I'll make this short and sweet.  I need tools, badly. And I want them to be as gentle as possible as we are going through an extremely hard time in our family life right now.  DH and I have been separated and living together since March but the upheaval dates way back, most specifically to about 1 1/2 years ago.  I know this is a long time for our DD's ( 5 and 2) to be living in uncertain circumstances and I'm really starting to see some effect on DD1.  Lots of aggression towards me and DD2.  My formerly sweet, easygoing babe has turned into someone who is hard to reason with when problems arise.

 

I hate time outs and don't use them.  What DO I do when she gets aggressive or out of control?  Time ins don't particularly work for us, she's too worked up most of the time.  Logical consequences don't work i.e.-if you're going to hit your sister, then you can't play with her. This is something I never had to worry about with her before, EVER.  She is a bright, very athletic kid who has always been way ahead of her peers in most things.  She was always spirited but fairly easy to manage.  Now I just feel helpless.  Please, please help-I feel like she's slipping away and I want to maintain our wonderful bond.

post #2 of 4

While I generally agree that we must teach our children how to act appropriately, I also strongly feel that when our children are acting out of character, we really need to dig deeper.

 

There is probably some specific need that isn't being met, and discipline, unless unneccessarily harsh, will not make the behavior stop.  Children, as you know, are limited in how they can express their emotions and needs.

 

That said, I would really watch her and see what seems to trigger the behaviors.  I know you know that your living situation is stressful for her, but that's a general problem.  Maybe even keep a journal for a week or so and see if you can find a link to some specific things that really seem to bother her.  Then you'll have some material to ponder what really is bothering her.  Then you can address THAT, instead of telling her she's doing something wrong. 

 

It could be that if you can define what is triggering her to act out of character, you can prevent it by stepping in ahead of time and redirecting her.

 

 

post #3 of 4

I wanted to add that in the moment, while you are trying to sort out the why's of her behavior, I would just say something calm like, "Seems you're having a hard time right now, come sit by Mama for a few minutes."  I know you said that time-ins don't really work, but I wouldn't worry about anything "working" just yet.  I would be concerned with protecting everyone from injury, and from keeping my dd from getting too out of hand. 

 

I also wanted to suggest that you look at her eating and sleeping patterns.  When things are crazy for us (lots of travel, etc), we don't get enough protein, and our immune systems get weak.  And, my kids get grumpy.  WIth all the upheavel, does she still have protein for breakfast?  Still sleep enough?  Those things could seriously impact her behavior, too.

post #4 of 4
Quote:
Originally Posted by Just1More View Post

While I generally agree that we must teach our children how to act appropriately, I also strongly feel that when our children are acting out of character, we really need to dig deeper.

 

There is probably some specific need that isn't being met, and discipline, unless unneccessarily harsh, will not make the behavior stop.  Children, as you know, are limited in how they can express their emotions and needs.

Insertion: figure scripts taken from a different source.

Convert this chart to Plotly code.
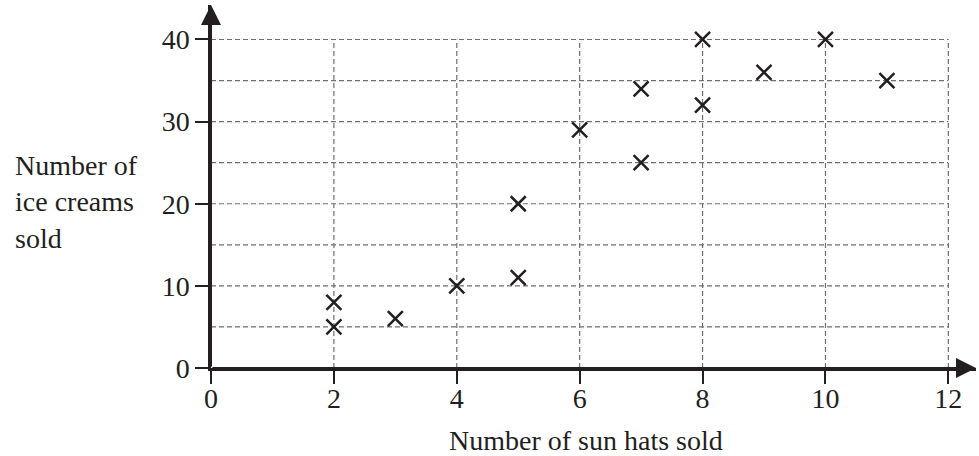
import plotly.graph_objects as go

sun_hats = [2, 2, 3, 4, 5, 5, 6, 7, 7, 8, 8, 9, 10, 11]
ice_creams = [8, 5, 6, 10, 11, 20, 29, 34, 25, 40, 32, 36, 40, 35]

x_ticks = [0, 2, 4, 6, 8, 10, 12]
y_ticks = [0, 10, 20, 30, 40]
x_grid = [2, 4, 6, 8, 10, 12]
y_grid = [5, 10, 15, 20, 25, 30, 35, 40]

X_MAX, Y_MAX = 12, 40
X_END, Y_END = 12.45, 44.2

FONT = "Liberation Serif, Times New Roman, serif"
INK = "#231f20"
GRID = "#6f6f6f"
FS = 28

fig = go.Figure()

fig.add_trace(go.Scatter(
    x=sun_hats, y=ice_creams, mode="markers",
    marker=dict(symbol="x-thin", size=15, line=dict(width=2.5, color=INK), color=INK),
    showlegend=False, hoverinfo="x+y",
))

shapes = []
for gx in x_grid:
    shapes.append(dict(type="line", xref="x", yref="y", x0=gx, x1=gx, y0=0, y1=Y_MAX,
                       line=dict(color=GRID, width=1.2, dash="5px,3px"), layer="below"))
for gy in y_grid:
    shapes.append(dict(type="line", xref="x", yref="y", x0=0, x1=X_MAX, y0=gy, y1=gy,
                       line=dict(color=GRID, width=1.2, dash="5px,3px"), layer="below"))

annotations = [
    dict(x=X_END, y=0, ax=0, ay=0, xref="x", yref="y", axref="x", ayref="y",
         showarrow=True, arrowhead=2, arrowsize=2.0, arrowwidth=2, arrowcolor=INK, text=""),
    dict(x=0, y=Y_END, ax=0, ay=0, xref="x", yref="y", axref="x", ayref="y",
         showarrow=True, arrowhead=2, arrowsize=2.0, arrowwidth=2, arrowcolor=INK, text=""),
    dict(text="Number of<br>ice creams<br>sold", xref="paper", yref="paper",
         x=-0.259, y=0.457, xanchor="left", yanchor="middle", align="left",
         showarrow=False, font=dict(family=FONT, size=FS, color=INK)),
    dict(text="Number of sun hats sold", xref="paper", yref="paper",
         x=0.49, y=-0.201, xanchor="center", yanchor="middle",
         showarrow=False, font=dict(family=FONT, size=FS, color=INK)),
]

fig.update_layout(
    width=979, height=456,
    margin=dict(l=211, r=3, t=5, b=88),
    paper_bgcolor="white", plot_bgcolor="white",
    shapes=shapes, annotations=annotations,
    xaxis=dict(range=[0, X_END], tickvals=x_ticks, ticktext=[str(v) for v in x_ticks],
               showgrid=False, zeroline=False, showline=True, linewidth=2.5, linecolor=INK,
               ticks="outside", ticklen=13, tickwidth=2, tickcolor=INK,
               ticklabelstandoff=-9,
               tickfont=dict(family=FONT, size=FS, color=INK)),
    yaxis=dict(range=[0, Y_END], tickvals=y_ticks, ticktext=[str(v) for v in y_ticks],
               showgrid=False, zeroline=False, showline=True, linewidth=2.5, linecolor=INK,
               ticks="outside", ticklen=13, tickwidth=2, tickcolor=INK,
               tickfont=dict(family=FONT, size=FS, color=INK)),
)

fig.write_html("out.html", config={"displayModeBar": False},
               post_script="document.body.style.margin='0';")
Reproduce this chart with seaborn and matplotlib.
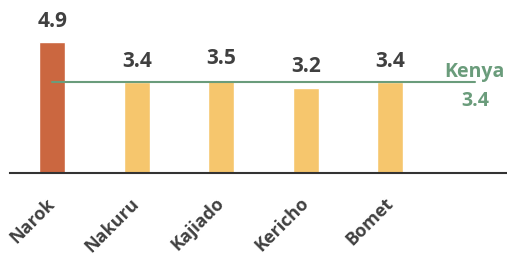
import matplotlib
matplotlib.use("Agg")
import matplotlib.pyplot as plt
import seaborn as sns
import pandas as pd

# ── Data ──────────────────────────────────────────────
counties = ["Narok", "Nakuru", "Kajiado", "Kericho", "Bomet"]
values = [4.9, 3.4, 3.5, 3.2, 3.4]
bar_colours = ["#CB6740", "#F6C66D", "#F6C66D", "#F6C66D", "#F6C66D"]
kenya_label = "Kenya"
kenya_value = 3.4

sns.set_theme(style="white")
plt.rcParams["font.family"] = ["Open Sans", "DejaVu Sans"]

df = pd.DataFrame({"County": counties, "Value": values})

fig = plt.figure(figsize=(5.07, 2.57), dpi=100)
ax = fig.add_axes([10 / 507, 84 / 257, 497 / 507, 173 / 257])

sns.barplot(data=df, x="County", y="Value", hue="County",
            palette=dict(zip(counties, bar_colours)), width=0.31,
            saturation=1, legend=False, ax=ax)

ax.set_xlim(-0.5, -0.5 + 497 / 84.5)
ax.set_ylim(0, 173 / 26.7)

# value labels
text_col = "#404040"
for i, v in enumerate(values):
    ax.annotate(f"{v}", (i, v), xytext=(0, 11), textcoords="offset points",
                ha="center", va="baseline", fontsize=15, fontweight="bold",
                color=text_col)

# national average line
green = "#6A9C7B"
ax.plot([0, len(counties)], [kenya_value, kenya_value], color=green, lw=1.5)
ax.annotate(kenya_label, (len(counties), kenya_value), xytext=(0, 4),
            textcoords="offset points", ha="center", va="baseline",
            fontsize=14, fontweight="bold", color=green)
ax.annotate(f"{kenya_value}", (len(counties), kenya_value), xytext=(0, -17),
            textcoords="offset points", ha="center", va="baseline",
            fontsize=14, fontweight="bold", color=green)

# axes styling
sns.despine(ax=ax, left=True)
ax.spines["bottom"].set_color("#333333")
ax.spines["bottom"].set_linewidth(1.5)
ax.set_yticks([])
ax.set_xlabel("")
ax.set_ylabel("")
ax.tick_params(axis="x", length=0, pad=20)
for lbl in ax.get_xticklabels():
    lbl.set_rotation(45)
    lbl.set_ha("right")
    lbl.set_va("center")
    lbl.set_rotation_mode("anchor")
    lbl.set_fontsize(13)
    lbl.set_fontweight("bold")
    lbl.set_color(text_col)

fig.savefig("out.png", dpi=100)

I agree with this advice, up to a point. I think that no matter what's going on underneath it all, bad behavior needs to be addressed. Good (gentle) discipline is never NOT appropriate, in my opinion. However....your child is currently living in a "not-the-best" situation. I would make sure that you're affectionate and attentive with her; ask her to tell you how she feels, in whatever way that she's able. Assure her that you love her and her dad loves her and that none of the adults' issues have anything to do with her. I would make sure she knows that, even if it means reminding her of it every day.